◆ GIVEN EXERCISE ◆
Without the pictures, extract every line from the start of the material to the line containing "plt.rcParams['font.weight'] = 'bold'", both ends included.

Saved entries
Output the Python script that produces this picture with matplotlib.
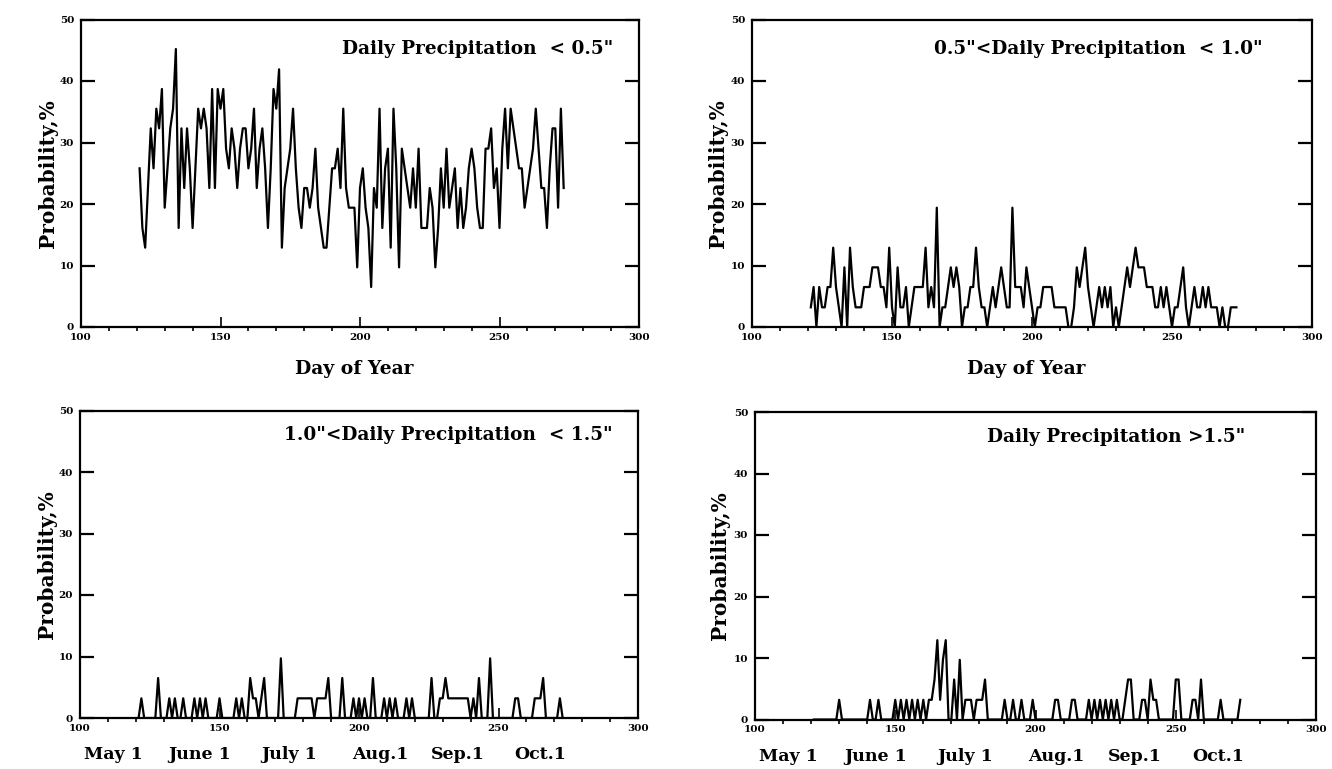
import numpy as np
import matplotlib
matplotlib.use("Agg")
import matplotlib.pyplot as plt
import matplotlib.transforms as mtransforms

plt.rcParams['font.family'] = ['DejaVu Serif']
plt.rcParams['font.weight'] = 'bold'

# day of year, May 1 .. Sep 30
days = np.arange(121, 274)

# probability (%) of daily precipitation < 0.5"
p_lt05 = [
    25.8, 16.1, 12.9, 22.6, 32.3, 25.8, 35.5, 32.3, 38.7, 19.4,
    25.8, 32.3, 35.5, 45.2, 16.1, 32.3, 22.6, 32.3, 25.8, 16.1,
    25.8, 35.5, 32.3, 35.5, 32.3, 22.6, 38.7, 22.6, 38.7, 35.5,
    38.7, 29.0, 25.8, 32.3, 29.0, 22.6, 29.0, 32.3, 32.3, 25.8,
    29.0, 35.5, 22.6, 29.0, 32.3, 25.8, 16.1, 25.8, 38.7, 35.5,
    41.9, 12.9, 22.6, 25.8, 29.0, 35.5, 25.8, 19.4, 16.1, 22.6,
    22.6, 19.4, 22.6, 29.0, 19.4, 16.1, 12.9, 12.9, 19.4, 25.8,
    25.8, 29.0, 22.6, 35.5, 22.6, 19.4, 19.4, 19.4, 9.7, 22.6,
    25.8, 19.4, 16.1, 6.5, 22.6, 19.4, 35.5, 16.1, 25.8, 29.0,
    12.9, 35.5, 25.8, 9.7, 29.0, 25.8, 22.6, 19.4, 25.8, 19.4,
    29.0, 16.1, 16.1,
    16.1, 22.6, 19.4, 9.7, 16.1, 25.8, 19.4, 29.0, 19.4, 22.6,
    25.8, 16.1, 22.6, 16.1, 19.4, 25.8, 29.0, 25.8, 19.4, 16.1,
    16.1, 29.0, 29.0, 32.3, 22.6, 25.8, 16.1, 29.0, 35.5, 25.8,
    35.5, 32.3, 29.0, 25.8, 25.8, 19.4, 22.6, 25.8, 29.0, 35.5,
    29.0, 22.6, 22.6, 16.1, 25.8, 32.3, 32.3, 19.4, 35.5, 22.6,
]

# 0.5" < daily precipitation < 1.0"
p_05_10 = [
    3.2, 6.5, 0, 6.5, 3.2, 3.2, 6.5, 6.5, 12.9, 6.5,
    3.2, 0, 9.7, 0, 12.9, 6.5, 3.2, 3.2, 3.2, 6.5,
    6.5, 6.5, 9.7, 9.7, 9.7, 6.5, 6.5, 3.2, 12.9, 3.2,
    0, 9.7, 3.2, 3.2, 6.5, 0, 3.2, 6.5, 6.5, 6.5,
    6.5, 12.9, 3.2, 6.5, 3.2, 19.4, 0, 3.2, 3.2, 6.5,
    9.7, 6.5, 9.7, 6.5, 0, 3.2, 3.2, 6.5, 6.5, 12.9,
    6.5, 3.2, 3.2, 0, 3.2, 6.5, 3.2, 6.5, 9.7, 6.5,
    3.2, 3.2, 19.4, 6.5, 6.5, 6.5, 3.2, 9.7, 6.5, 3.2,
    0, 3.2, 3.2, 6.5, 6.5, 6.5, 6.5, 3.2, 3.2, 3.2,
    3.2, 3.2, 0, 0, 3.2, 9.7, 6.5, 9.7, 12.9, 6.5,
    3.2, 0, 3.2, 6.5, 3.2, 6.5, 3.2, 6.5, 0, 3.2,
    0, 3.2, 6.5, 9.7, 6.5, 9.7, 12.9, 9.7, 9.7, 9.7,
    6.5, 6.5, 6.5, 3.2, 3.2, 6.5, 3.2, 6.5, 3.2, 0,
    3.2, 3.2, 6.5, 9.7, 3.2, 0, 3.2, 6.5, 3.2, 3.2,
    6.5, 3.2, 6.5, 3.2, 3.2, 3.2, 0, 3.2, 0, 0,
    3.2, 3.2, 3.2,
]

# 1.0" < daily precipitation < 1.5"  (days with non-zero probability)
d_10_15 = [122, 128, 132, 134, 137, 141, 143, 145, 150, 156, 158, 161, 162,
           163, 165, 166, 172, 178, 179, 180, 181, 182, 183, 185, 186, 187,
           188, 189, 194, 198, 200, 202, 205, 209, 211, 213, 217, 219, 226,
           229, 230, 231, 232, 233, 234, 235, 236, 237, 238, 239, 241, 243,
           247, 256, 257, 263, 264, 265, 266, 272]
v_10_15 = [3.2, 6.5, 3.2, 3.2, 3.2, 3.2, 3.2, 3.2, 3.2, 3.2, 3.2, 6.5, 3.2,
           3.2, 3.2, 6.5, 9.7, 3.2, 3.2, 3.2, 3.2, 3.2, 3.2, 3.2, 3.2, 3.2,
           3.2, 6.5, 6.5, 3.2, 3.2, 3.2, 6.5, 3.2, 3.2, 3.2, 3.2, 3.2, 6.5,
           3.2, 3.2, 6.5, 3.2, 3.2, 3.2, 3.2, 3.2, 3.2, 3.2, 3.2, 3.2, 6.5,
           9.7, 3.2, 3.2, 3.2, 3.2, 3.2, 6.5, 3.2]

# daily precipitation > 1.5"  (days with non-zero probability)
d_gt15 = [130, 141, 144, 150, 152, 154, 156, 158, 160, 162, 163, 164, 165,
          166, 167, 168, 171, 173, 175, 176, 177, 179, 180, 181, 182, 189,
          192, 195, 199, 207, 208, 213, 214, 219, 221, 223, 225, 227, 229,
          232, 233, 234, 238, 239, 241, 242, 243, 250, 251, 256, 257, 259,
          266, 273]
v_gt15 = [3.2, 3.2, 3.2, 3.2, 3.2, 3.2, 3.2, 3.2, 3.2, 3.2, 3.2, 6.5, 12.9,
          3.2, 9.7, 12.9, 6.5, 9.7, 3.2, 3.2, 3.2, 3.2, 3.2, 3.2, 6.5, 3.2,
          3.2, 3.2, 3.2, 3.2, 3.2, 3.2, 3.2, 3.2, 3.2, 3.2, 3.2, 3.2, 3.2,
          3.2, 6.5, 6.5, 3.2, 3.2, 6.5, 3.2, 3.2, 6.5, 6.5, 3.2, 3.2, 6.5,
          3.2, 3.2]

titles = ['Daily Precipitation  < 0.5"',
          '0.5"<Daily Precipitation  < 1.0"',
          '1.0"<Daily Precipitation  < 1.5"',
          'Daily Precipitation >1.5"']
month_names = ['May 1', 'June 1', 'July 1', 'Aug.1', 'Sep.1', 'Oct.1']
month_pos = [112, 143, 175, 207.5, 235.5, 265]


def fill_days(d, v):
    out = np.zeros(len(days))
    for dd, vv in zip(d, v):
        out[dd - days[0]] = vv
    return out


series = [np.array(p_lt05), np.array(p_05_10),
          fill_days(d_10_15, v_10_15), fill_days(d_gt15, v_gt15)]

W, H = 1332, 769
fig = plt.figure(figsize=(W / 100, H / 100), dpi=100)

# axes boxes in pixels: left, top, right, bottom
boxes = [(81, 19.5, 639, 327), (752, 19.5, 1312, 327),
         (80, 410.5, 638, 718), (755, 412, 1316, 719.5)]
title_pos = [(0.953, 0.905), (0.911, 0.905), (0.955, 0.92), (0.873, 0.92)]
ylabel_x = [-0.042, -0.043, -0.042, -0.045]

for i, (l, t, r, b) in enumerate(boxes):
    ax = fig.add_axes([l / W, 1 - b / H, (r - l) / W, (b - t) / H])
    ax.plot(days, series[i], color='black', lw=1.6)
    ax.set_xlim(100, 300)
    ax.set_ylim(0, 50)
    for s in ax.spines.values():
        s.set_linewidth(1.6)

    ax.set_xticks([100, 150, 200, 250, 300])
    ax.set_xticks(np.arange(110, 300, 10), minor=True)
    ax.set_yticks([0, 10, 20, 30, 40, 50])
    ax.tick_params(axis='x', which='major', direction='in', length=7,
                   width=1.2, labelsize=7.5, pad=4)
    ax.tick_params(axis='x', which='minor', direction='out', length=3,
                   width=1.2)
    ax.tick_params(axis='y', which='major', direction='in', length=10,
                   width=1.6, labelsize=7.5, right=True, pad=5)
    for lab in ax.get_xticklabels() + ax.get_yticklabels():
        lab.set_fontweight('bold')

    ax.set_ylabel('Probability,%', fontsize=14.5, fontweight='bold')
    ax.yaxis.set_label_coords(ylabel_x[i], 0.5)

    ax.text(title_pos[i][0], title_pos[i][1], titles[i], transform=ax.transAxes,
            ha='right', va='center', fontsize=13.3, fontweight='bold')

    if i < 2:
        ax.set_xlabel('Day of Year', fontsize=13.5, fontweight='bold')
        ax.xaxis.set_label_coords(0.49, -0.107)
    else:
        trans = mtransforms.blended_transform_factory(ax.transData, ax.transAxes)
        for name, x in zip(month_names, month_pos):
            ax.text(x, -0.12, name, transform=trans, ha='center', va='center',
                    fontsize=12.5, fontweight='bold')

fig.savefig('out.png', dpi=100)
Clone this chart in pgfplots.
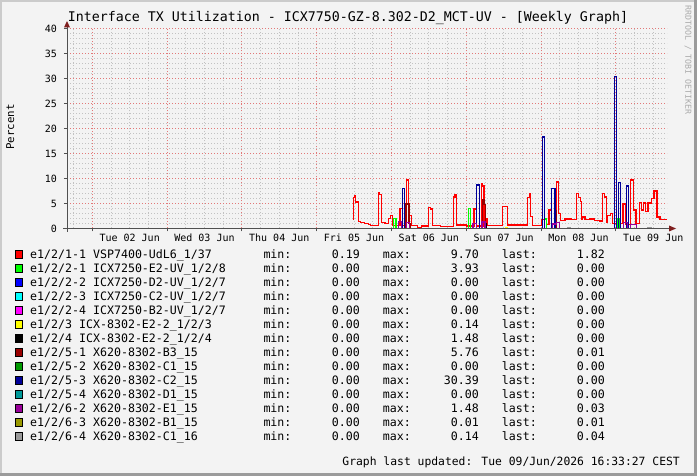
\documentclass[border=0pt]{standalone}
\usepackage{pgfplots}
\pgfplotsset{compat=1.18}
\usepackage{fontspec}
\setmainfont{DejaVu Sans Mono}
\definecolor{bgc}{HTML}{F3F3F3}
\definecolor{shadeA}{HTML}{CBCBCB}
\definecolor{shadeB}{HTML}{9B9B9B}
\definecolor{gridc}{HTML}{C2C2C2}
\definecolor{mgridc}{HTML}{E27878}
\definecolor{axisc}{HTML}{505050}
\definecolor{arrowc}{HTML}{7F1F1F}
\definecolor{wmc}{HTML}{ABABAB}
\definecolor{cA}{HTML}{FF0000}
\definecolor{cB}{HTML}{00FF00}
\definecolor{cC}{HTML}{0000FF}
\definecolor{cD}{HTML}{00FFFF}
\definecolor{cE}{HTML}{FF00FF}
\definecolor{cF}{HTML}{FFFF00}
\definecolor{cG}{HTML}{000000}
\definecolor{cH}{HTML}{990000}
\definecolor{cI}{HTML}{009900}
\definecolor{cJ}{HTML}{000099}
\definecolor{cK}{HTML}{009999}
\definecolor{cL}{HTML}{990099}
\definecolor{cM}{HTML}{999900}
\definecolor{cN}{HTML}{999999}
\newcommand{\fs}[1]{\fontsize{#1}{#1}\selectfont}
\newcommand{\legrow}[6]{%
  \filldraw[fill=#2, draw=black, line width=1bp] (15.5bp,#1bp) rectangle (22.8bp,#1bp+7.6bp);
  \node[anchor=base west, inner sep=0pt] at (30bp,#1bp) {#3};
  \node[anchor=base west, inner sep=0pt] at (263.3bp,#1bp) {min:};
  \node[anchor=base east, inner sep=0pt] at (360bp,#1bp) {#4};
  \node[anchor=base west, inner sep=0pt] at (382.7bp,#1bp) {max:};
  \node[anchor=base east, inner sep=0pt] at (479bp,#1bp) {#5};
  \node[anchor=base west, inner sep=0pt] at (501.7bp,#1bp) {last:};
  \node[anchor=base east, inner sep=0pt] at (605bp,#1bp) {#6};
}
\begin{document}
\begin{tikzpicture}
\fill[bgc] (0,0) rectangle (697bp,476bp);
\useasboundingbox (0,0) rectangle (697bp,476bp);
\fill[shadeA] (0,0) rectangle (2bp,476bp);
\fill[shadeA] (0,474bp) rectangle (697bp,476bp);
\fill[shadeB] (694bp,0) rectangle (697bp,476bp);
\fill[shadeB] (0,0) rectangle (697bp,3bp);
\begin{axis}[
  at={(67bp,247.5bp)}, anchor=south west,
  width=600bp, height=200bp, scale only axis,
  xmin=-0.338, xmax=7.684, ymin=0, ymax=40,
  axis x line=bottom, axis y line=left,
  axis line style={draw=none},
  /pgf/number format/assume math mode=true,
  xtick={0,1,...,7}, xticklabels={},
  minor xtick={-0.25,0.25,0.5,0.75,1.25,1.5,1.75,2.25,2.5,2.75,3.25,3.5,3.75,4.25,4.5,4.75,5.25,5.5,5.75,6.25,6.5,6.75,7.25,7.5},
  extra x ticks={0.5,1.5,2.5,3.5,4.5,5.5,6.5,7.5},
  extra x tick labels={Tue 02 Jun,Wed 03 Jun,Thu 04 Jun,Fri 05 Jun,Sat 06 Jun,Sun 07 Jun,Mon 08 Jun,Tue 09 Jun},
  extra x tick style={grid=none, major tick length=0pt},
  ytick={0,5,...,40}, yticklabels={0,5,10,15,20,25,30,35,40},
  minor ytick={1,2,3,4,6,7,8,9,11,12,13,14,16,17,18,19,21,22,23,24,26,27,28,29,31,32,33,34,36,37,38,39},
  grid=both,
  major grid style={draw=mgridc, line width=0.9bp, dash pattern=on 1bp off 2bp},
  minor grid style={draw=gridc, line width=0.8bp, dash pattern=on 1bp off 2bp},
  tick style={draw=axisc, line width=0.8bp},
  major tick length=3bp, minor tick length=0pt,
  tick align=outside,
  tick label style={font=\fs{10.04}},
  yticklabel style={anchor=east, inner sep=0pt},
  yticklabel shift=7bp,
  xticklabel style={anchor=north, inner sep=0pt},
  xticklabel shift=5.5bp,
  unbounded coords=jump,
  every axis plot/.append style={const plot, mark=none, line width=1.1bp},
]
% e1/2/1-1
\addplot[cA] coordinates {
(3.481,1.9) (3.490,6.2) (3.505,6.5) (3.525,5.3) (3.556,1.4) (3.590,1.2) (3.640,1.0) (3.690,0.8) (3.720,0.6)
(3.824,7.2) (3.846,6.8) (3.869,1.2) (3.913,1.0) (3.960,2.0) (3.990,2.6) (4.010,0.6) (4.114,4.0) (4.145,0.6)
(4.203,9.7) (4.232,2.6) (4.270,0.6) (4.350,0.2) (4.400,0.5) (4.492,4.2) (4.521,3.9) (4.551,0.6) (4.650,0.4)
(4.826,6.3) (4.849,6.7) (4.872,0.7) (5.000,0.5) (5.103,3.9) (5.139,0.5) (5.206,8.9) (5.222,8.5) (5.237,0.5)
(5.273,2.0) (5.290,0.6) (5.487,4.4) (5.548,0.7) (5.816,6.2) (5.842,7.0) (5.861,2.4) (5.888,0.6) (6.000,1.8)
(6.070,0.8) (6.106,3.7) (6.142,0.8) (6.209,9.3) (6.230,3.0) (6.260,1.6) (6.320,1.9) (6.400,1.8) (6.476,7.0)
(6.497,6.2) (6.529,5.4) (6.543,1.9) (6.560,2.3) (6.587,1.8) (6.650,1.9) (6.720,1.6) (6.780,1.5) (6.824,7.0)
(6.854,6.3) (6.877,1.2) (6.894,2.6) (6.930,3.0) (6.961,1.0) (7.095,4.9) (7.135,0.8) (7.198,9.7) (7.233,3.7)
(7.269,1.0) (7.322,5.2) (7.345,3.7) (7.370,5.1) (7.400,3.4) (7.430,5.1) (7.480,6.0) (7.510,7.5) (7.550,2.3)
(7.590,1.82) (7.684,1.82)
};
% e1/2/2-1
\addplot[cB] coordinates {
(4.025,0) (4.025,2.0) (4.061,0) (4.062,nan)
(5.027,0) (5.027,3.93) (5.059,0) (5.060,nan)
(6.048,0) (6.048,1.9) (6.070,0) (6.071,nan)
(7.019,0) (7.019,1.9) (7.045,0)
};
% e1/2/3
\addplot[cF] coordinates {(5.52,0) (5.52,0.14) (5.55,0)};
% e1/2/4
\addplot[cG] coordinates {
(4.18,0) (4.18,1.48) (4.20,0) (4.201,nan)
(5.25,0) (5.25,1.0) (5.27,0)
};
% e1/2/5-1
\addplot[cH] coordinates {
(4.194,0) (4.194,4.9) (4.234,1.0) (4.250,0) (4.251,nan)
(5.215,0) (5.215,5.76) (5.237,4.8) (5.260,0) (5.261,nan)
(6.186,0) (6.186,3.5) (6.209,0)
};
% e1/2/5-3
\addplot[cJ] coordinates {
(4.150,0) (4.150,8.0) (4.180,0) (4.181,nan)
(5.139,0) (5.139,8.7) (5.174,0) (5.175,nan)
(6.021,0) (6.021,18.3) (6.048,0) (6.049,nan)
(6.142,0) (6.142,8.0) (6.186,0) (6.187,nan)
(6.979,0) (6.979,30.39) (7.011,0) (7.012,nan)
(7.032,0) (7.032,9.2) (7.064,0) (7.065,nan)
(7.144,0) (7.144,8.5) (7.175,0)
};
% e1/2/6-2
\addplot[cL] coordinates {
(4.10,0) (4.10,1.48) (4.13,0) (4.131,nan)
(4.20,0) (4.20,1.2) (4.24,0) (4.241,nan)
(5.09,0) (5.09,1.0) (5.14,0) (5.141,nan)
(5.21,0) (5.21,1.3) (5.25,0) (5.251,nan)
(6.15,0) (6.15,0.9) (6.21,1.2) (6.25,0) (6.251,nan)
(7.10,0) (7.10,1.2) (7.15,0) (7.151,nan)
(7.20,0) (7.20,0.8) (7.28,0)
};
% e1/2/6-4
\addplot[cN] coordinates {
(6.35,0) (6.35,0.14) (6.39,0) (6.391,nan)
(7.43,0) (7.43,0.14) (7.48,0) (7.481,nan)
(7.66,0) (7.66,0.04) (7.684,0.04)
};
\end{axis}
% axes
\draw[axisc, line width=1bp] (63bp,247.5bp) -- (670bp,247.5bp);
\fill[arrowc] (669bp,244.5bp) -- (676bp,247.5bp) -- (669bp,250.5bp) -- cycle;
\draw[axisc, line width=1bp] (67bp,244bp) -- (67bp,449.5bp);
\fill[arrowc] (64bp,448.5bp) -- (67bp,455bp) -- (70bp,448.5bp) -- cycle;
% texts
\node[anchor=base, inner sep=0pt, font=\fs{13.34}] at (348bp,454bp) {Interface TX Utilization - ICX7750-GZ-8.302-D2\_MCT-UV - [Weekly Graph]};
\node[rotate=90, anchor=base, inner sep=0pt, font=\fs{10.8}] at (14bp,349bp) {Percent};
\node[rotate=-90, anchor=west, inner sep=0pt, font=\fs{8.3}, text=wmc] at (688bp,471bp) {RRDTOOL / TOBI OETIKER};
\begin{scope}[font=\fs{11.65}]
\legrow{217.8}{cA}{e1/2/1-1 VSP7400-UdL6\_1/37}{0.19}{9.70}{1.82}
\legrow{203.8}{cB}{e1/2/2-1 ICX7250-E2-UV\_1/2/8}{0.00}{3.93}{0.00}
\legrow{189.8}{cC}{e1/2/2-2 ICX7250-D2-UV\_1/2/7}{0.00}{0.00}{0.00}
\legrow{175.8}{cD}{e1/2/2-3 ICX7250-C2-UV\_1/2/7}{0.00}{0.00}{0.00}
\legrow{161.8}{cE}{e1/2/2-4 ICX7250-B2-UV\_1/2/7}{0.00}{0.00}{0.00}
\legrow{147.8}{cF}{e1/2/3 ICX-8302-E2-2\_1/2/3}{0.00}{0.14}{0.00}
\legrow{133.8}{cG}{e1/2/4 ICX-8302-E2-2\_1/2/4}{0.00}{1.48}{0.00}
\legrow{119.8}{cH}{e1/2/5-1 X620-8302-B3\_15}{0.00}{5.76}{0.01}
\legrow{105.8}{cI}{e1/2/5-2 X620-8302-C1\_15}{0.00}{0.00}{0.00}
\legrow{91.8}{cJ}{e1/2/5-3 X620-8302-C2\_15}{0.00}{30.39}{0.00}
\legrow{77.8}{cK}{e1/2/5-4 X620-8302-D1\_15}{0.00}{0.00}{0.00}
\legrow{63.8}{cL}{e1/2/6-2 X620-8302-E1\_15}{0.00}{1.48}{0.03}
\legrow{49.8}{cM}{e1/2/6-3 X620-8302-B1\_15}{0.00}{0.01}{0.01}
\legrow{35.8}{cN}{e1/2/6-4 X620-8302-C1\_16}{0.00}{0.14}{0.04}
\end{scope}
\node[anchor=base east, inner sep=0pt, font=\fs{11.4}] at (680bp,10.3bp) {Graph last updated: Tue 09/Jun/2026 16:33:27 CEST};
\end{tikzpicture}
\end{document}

◆ EXPECTED OUTPUT ◆
Output the Python script that produces this picture with matplotlib.
import numpy as np
import matplotlib
matplotlib.use("Agg")
import matplotlib.pyplot as plt
import matplotlib.transforms as mtransforms

plt.rcParams['font.family'] = ['DejaVu Serif']
plt.rcParams['font.weight'] = 'bold'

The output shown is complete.